Have you ever seen a movie or read a book that was so interesting you had to talk about it for days afterward? That is exactly what you will experience if you see the play, Freud’s Last Session, showing now on the Riverside Theatre’s Waxlax Stage.
Playwright Mark St. Germain wrote this play based on a fictional meeting between neurologist, father of psychoanalysis, Jewish refugee from Nazi Austria and atheist, Sigmund Freud, with C.S. Lewis, author (The Chronicles of Narnia, The Screwtape Letters), professor and Christian apologist. The meeting takes place in Freud’s English study just as Nazi Germany invades Poland on September 1, 1939. Freud called for the meeting, curious as to why Lewis, a lifelong atheist, suddenly became a Christian. Could you think of any better scenario – discussing life, death, good, evil, an all-powerful, loving God and all the death and destruction wrought by war?

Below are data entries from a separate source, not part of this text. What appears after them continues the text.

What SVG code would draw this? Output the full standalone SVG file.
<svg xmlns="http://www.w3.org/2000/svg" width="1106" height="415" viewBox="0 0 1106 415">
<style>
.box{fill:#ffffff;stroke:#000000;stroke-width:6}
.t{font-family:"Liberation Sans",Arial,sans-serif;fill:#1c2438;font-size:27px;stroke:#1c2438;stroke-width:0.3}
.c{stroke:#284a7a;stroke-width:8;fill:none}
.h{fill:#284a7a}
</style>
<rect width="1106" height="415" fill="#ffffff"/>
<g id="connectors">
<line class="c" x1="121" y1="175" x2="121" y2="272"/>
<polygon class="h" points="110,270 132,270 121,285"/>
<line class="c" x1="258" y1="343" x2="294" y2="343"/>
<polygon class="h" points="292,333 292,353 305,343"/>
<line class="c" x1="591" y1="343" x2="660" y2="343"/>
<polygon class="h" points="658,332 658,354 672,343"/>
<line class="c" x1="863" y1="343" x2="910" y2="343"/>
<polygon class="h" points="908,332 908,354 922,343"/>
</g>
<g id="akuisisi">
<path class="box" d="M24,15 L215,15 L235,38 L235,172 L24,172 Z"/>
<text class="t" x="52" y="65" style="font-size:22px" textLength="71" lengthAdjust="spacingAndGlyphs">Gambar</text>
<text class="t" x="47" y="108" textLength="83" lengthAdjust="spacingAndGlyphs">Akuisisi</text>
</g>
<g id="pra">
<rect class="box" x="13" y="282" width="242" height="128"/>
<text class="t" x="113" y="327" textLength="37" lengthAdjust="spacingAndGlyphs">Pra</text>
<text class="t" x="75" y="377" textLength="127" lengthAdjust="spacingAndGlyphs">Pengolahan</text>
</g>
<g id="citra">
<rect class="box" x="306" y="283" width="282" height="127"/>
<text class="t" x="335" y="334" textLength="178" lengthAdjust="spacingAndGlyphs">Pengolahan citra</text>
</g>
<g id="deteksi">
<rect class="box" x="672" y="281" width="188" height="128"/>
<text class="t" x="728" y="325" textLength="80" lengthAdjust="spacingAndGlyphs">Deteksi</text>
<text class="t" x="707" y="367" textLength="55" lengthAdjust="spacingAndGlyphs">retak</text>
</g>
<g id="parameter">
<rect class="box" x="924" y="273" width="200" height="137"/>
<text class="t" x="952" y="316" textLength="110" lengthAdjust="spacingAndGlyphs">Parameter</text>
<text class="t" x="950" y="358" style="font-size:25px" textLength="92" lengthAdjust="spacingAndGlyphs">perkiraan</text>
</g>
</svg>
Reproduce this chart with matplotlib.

Other plot devises added to the debate, both of them true: Freud was battling terminal oral cancer and in fact, would die in another three weeks. Seemingly it is a time when one would think seriously about preparing to meet his maker. And then “The war to end all wars” just 21 years earlier, left Second Lieutenant Lewis seriously wounded and two of his comrades blown to bits by an errant British shell. He would have to doubt this was part of God’s or anyone’s plan.
The discourse between these characters is fluid and thought-provoking, especially when Freud scores points exposing Lewis’s narrow and rigid ideas of morality and Lewis returns the favor questioning Freud’s controlling behavior towards his daughter, Anna. Neither of them scores a knockout blow, but both feel the sting of doubt in their firm positions. In the end, they agree to disagree, a far cry from the real world of religious disagreement where arguments often end in bloodshed.
The two characters are played by Steve Brady (Freud) and David Schmittou (Lewis), both veterans of Riverside, most recently West Side Story for both of them. Their versatility as actors is fully tested in this 90-minute play without intermission. I can’t imagine even performing an hour and a half of memorized, rapid dialogue with barely enough time to come up for air and doing it in German (Brady) and cultured English (Schmittou) accents!
There is a third actor though, quite possibly the elephant in the room – the production. The theater is set up in the round, with Freud’s study at its center. The characters at different times turn on a 30s era radio, first to hear broadcasts of Prime Minister Neville Chamberlin’s forlorn declaration of war, then to listen as news bulletins about Hitler’s invasion of Poland interrupt regularly scheduled classical music programs. (“In just two days there are an estimated 20,000 people killed…. Now we will return to our musical broadcast…”).
Especially effective are the sound effects – screaming air raid sirens striking fear in both men as well as the audience, and a bomber flying overhead that, thank God (according to Lewis) is one of ours.
Before the show I thought I would become as depressed as one of Freud’s patients, but I left the theater ready to engage anyone in a debate about Freud, Lewis, war, cancer, religion or theaters in the round. Freud’s Last Session beats any “E coupon” attraction at DisneyWorld.